Despite an uproar when it was released in October 2016, the tape didn’t stop Trump from becoming president. The message: Making your friends laugh by bragging about kissing and touching women, apparently without asking permission, is completely acceptable in America today.
This message has an effect on young people. “Girls my age are watching, reading, and hearing these conversations,” Columbia University freshman Elizabeth Love wrote at Vox of the discussions around the Kavanaugh allegations. “We’re each scared that the national conversation around Kavanaugh gives entitled young men today the green light to be abusive without worrying that it could affect their future ambitions. We don’t understand how, in the midst of the #MeToo movement, people could be so dismissive of such serious accusations.”

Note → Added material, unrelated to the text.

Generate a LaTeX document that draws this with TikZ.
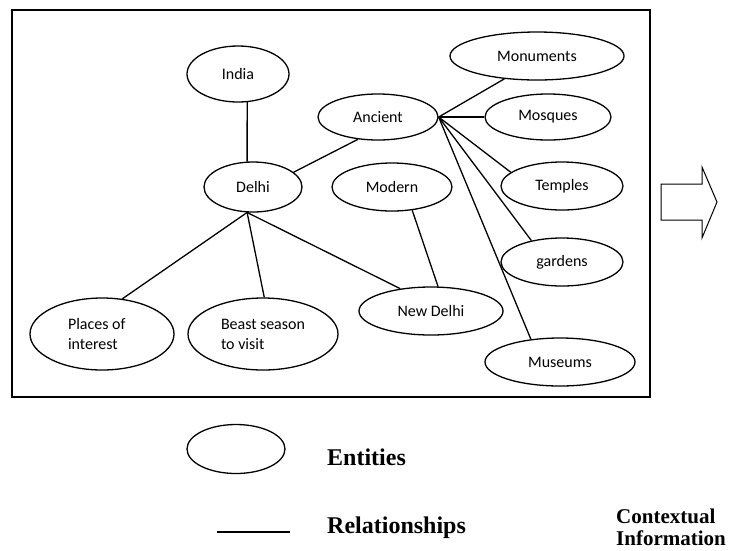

Meanwhile, 76 percent of girls ages 14 to 19 feel unsafe at least once in a while, according to a recent survey by Plan International USA. Seventy-two percent say they feel treated with less respect at least some of the time because of their gender. And 41 percent of boys say society expects them to be aggressive and violent when they get angry.
At this point, Kavanaugh’s confirmation is not just about Kavanaugh. It’s also about a culture in which men can treat women like objects for their own amusement and face no consequences for their actions. Kavanaugh swears he is not a product of such a culture — but, increasingly, the accounts of others tell a different story. When he and Christine Ford testify before the Senate on Thursday, the American people can decide whom to believe.